---------- SUPPLIED MATERIAL
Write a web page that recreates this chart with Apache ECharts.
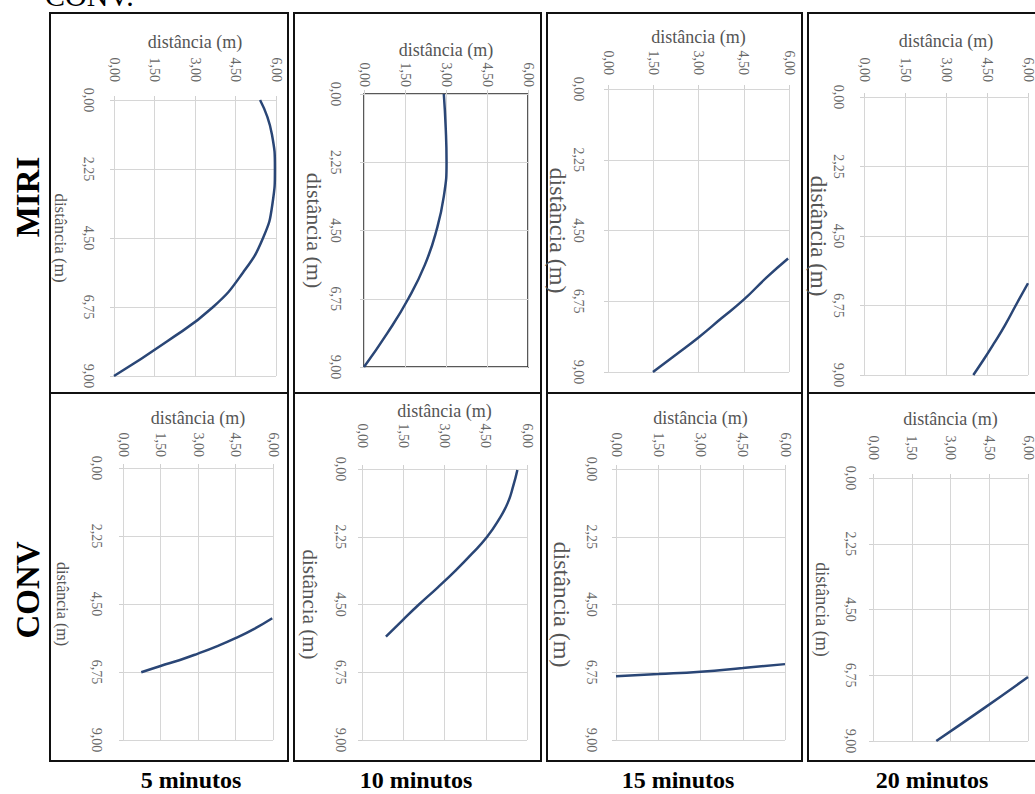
<!DOCTYPE html>
<html>
<head>
<meta charset="utf-8">
<script src="https://cdn.jsdelivr.net/npm/echarts@6/dist/echarts.min.js"></script>
<style>
  html, body { margin: 0; padding: 0; background: #fff; }
  #chart { width: 1035px; height: 794px; }
</style>
</head>
<body>
<div id="chart"></div>
<script>
// values: [horizontal distance, vertical distance] in m
const miri5  = [[5.41,0],[5.85,1.125],[5.96,2.25],[5.87,3.375],[5.52,4.5],[4.78,5.625],[3.67,6.75],[1.96,7.875],[0,9]]
const miri10 = [[2.92,0],[2.99,1.125],[3.02,2.25],[2.92,3.375],[2.65,4.5],[2.23,5.625],[1.62,6.75],[0.86,7.875],[0,9]]
const miri15 = [[5.97,5.39],[5.25,6.0],[4.5,6.7],[3.75,7.3],[3.0,7.9],[2.25,8.45],[1.49,9]]
const miri20 = [[6.0,6.03],[5.55,6.75],[5.15,7.4],[4.76,7.97],[4.38,8.5],[4.0,9]]
const conv5  = [[5.97,4.97],[5.25,5.32],[4.5,5.63],[3.75,5.9],[3.0,6.14],[2.25,6.36],[1.5,6.55],[0.73,6.76]]
const conv10 = [[5.65,0.03],[5.5,0.5625],[5.3,1.125],[4.97,1.6875],[4.55,2.25],[4.0,2.8125],[3.4,3.375],[2.75,3.9375],[2.07,4.5],[1.5,5.0],[0.87,5.57]]
const conv15 = [[0,6.88],[1.5,6.81],[3.0,6.73],[4.5,6.61],[6.0,6.48]]
const conv20 = [[2.45,9],[4.3,7.875],[6.0,6.81]]

const seriesData = [miri5, miri10, miri15, miri20, conv5, conv10, conv15, conv20]
const rowLabels = ['MIRI', 'CONV']
const colLabels = ['5 minutos', '10 minutos', '15 minutos', '20 minutos']
const axisName = 'distância (m)'
const xMax = 6, xStep = 1.5
const yMax = 9, yStep = 2.25

// layout of each cell: outer box, plot area, label/name placement
const panels = [
  {box:[50,13,288,393],   plot:[114,100,276,376], tm:18, tn:42,  lm:19, ln:60,  lf:17},
  {box:[294,13,541,393],  plot:[364,94,528,367],  tm:7,  tn:50,  lm:22, ln:314, lf:22, frame:true},
  {box:[547,13,802,393],  plot:[608,89,789,372],  tm:14, tn:37,  lm:23, ln:564, lf:24},
  {box:[808,13,1045,393], plot:[864,97,1033,375], tm:15, tn:41,  lm:19, ln:821, lf:23},
  {box:[50,393,288,761],  plot:[123,468,273,740], tm:11, tn:418, lm:20, ln:62,  lf:16},
  {box:[294,393,541,761], plot:[362,469,527,740], tm:21, tn:414, lm:15, ln:310, lf:21},
  {box:[547,393,802,761], plot:[616,469,785,740], tm:12, tn:418, lm:18, ln:562, lf:24},
  {box:[808,393,1045,761],plot:[873,478,1033,741],tm:18, tn:419, lm:16, ln:822, lf:18}
]

const serif = '"Liberation Serif", "Times New Roman", serif'
const fmt = v => v.toFixed(2).replace('.', ',')
const topFont = 18

const grids = [], xAxes = [], yAxes = [], series = [], graphics = []

panels.forEach((p, i) => {
  const [l, t, r, b] = p.plot
  grids.push({
    left: l, top: t, width: r - l, height: b - t,
    show: !!p.frame, borderColor: '#222', borderWidth: 1.5, backgroundColor: 'transparent'
  })
  xAxes.push({
    type: 'value', gridIndex: i, position: 'top',
    min: 0, max: xMax, interval: xStep,
    name: axisName, nameLocation: 'middle',
    nameGap: t - p.tn - topFont / 2,
    nameTextStyle: {fontFamily: serif, fontSize: topFont, color: '#555'},
    axisLine: {show: false},
    axisTick: {show: true, length: 4, lineStyle: {color: '#d0d0d0'}},
    axisLabel: {rotate: -90, margin: p.tm, formatter: fmt, fontFamily: serif, fontSize: 14, color: '#666'},
    splitLine: {show: true, lineStyle: {color: '#d6d6d6', width: 1}}
  })
  yAxes.push({
    type: 'value', gridIndex: i, inverse: true,
    min: 0, max: yMax, interval: yStep,
    name: axisName, nameLocation: 'middle', nameRotate: -90,
    nameGap: l - p.ln - p.lf / 2,
    nameTextStyle: {fontFamily: serif, fontSize: p.lf, color: '#555'},
    axisLine: {show: false},
    axisTick: {show: true, length: 4, lineStyle: {color: '#d0d0d0'}},
    axisLabel: {rotate: -90, margin: p.lm, formatter: fmt, fontFamily: serif, fontSize: 14, color: '#666'},
    splitLine: {show: true, lineStyle: {color: '#d6d6d6', width: 1}}
  })
  series.push({
    type: 'line', xAxisIndex: i, yAxisIndex: i,
    data: seriesData[i], smooth: 0.5, showSymbol: false,
    lineStyle: {color: '#2a4676', width: 2.5}
  })
  const [bl, bt, br, bb] = p.box
  graphics.push({
    type: 'rect', silent: true,
    shape: {x: bl, y: bt, width: br - bl, height: bb - bt},
    style: {fill: 'none', stroke: '#111', lineWidth: 2}
  })
})

graphics.push({
  type: 'text', x: 45, y: -5,
  style: {text: 'CONV.', font: '30px ' + serif, fill: '#000', verticalAlign: 'middle'}
})
const rowY = [197, 590]
rowLabels.forEach((txt, k) => {
  graphics.push({
    type: 'text', x: 28, y: rowY[k], rotation: Math.PI / 2,
    style: {text: txt, font: 'bold 33px ' + serif, fill: '#000', align: 'center', verticalAlign: 'middle'}
  })
})
const colX = [191, 416, 678, 932]
colLabels.forEach((txt, k) => {
  graphics.push({
    type: 'text', x: colX[k], y: 780,
    style: {text: txt, font: 'bold 24px ' + serif, fill: '#000', align: 'center', verticalAlign: 'middle'}
  })
})

const chart = echarts.init(document.getElementById('chart'), null, {renderer: 'svg'})
chart.setOption({
  animation: false,
  backgroundColor: '#fff',
  grid: grids,
  xAxis: xAxes,
  yAxis: yAxes,
  series: series,
  graphic: graphics
})
</script>
</body>
</html>
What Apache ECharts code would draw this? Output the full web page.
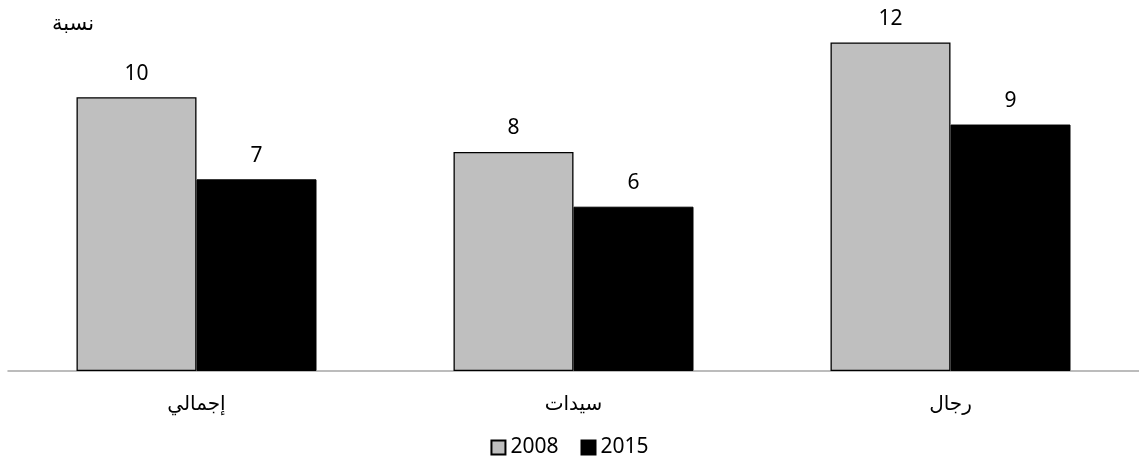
--------------------
◆ PROBLEM DESCRIPTION ◆
Repeat the material above verbatim. Leave the pictures behind.

◆ WORKED SOLUTION ◆
Write a web page that recreates this chart with Apache ECharts.
<!DOCTYPE html>
<html>
<head>
<meta charset="utf-8">
<script src="https://cdn.jsdelivr.net/npm/echarts@6/dist/echarts.min.js"></script>
<style>
  html, body { margin: 0; padding: 0; background: #fff; }
  #chart { width: 1035px; height: 794px; }
</style>
</head>
<body>
<div id="chart"></div>
<script>
// values: [horizontal distance, vertical distance] in m
const miri5  = [[5.41,0],[5.85,1.125],[5.96,2.25],[5.87,3.375],[5.52,4.5],[4.78,5.625],[3.67,6.75],[1.96,7.875],[0,9]]
const miri10 = [[2.92,0],[2.99,1.125],[3.02,2.25],[2.92,3.375],[2.65,4.5],[2.23,5.625],[1.62,6.75],[0.86,7.875],[0,9]]
const miri15 = [[5.97,5.39],[5.25,6.0],[4.5,6.7],[3.75,7.3],[3.0,7.9],[2.25,8.45],[1.49,9]]
const miri20 = [[6.0,6.03],[5.55,6.75],[5.15,7.4],[4.76,7.97],[4.38,8.5],[4.0,9]]
const conv5  = [[5.97,4.97],[5.25,5.32],[4.5,5.63],[3.75,5.9],[3.0,6.14],[2.25,6.36],[1.5,6.55],[0.73,6.76]]
const conv10 = [[5.65,0.03],[5.5,0.5625],[5.3,1.125],[4.97,1.6875],[4.55,2.25],[4.0,2.8125],[3.4,3.375],[2.75,3.9375],[2.07,4.5],[1.5,5.0],[0.87,5.57]]
const conv15 = [[0,6.88],[1.5,6.81],[3.0,6.73],[4.5,6.61],[6.0,6.48]]
const conv20 = [[2.45,9],[4.3,7.875],[6.0,6.81]]

const seriesData = [miri5, miri10, miri15, miri20, conv5, conv10, conv15, conv20]
const rowLabels = ['MIRI', 'CONV']
const colLabels = ['5 minutos', '10 minutos', '15 minutos', '20 minutos']
const axisName = 'distância (m)'
const xMax = 6, xStep = 1.5
const yMax = 9, yStep = 2.25

// layout of each cell: outer box, plot area, label/name placement
const panels = [
  {box:[50,13,288,393],   plot:[114,100,276,376], tm:18, tn:42,  lm:19, ln:60,  lf:17},
  {box:[294,13,541,393],  plot:[364,94,528,367],  tm:7,  tn:50,  lm:22, ln:314, lf:22, frame:true},
  {box:[547,13,802,393],  plot:[608,89,789,372],  tm:14, tn:37,  lm:23, ln:564, lf:24},
  {box:[808,13,1045,393], plot:[864,97,1033,375], tm:15, tn:41,  lm:19, ln:821, lf:23},
  {box:[50,393,288,761],  plot:[123,468,273,740], tm:11, tn:418, lm:20, ln:62,  lf:16},
  {box:[294,393,541,761], plot:[362,469,527,740], tm:21, tn:414, lm:15, ln:310, lf:21},
  {box:[547,393,802,761], plot:[616,469,785,740], tm:12, tn:418, lm:18, ln:562, lf:24},
  {box:[808,393,1045,761],plot:[873,478,1033,741],tm:18, tn:419, lm:16, ln:822, lf:18}
]

const serif = '"Liberation Serif", "Times New Roman", serif'
const fmt = v => v.toFixed(2).replace('.', ',')
const topFont = 18

const grids = [], xAxes = [], yAxes = [], series = [], graphics = []

panels.forEach((p, i) => {
  const [l, t, r, b] = p.plot
  grids.push({
    left: l, top: t, width: r - l, height: b - t,
    show: !!p.frame, borderColor: '#222', borderWidth: 1.5, backgroundColor: 'transparent'
  })
  xAxes.push({
    type: 'value', gridIndex: i, position: 'top',
    min: 0, max: xMax, interval: xStep,
    name: axisName, nameLocation: 'middle',
    nameGap: t - p.tn - topFont / 2,
    nameTextStyle: {fontFamily: serif, fontSize: topFont, color: '#555'},
    axisLine: {show: false},
    axisTick: {show: true, length: 4, lineStyle: {color: '#d0d0d0'}},
    axisLabel: {rotate: -90, margin: p.tm, formatter: fmt, fontFamily: serif, fontSize: 14, color: '#666'},
    splitLine: {show: true, lineStyle: {color: '#d6d6d6', width: 1}}
  })
  yAxes.push({
    type: 'value', gridIndex: i, inverse: true,
    min: 0, max: yMax, interval: yStep,
    name: axisName, nameLocation: 'middle', nameRotate: -90,
    nameGap: l - p.ln - p.lf / 2,
    nameTextStyle: {fontFamily: serif, fontSize: p.lf, color: '#555'},
    axisLine: {show: false},
    axisTick: {show: true, length: 4, lineStyle: {color: '#d0d0d0'}},
    axisLabel: {rotate: -90, margin: p.lm, formatter: fmt, fontFamily: serif, fontSize: 14, color: '#666'},
    splitLine: {show: true, lineStyle: {color: '#d6d6d6', width: 1}}
  })
  series.push({
    type: 'line', xAxisIndex: i, yAxisIndex: i,
    data: seriesData[i], smooth: 0.5, showSymbol: false,
    lineStyle: {color: '#2a4676', width: 2.5}
  })
  const [bl, bt, br, bb] = p.box
  graphics.push({
    type: 'rect', silent: true,
    shape: {x: bl, y: bt, width: br - bl, height: bb - bt},
    style: {fill: 'none', stroke: '#111', lineWidth: 2}
  })
})

graphics.push({
  type: 'text', x: 45, y: -5,
  style: {text: 'CONV.', font: '30px ' + serif, fill: '#000', verticalAlign: 'middle'}
})
const rowY = [197, 590]
rowLabels.forEach((txt, k) => {
  graphics.push({
    type: 'text', x: 28, y: rowY[k], rotation: Math.PI / 2,
    style: {text: txt, font: 'bold 33px ' + serif, fill: '#000', align: 'center', verticalAlign: 'middle'}
  })
})
const colX = [191, 416, 678, 932]
colLabels.forEach((txt, k) => {
  graphics.push({
    type: 'text', x: colX[k], y: 780,
    style: {text: txt, font: 'bold 24px ' + serif, fill: '#000', align: 'center', verticalAlign: 'middle'}
  })
})

const chart = echarts.init(document.getElementById('chart'), null, {renderer: 'svg'})
chart.setOption({
  animation: false,
  backgroundColor: '#fff',
  grid: grids,
  xAxis: xAxes,
  yAxis: yAxes,
  series: series,
  graphic: graphics
})
</script>
</body>
</html>
What Apache ECharts code would draw this? Output the full web page.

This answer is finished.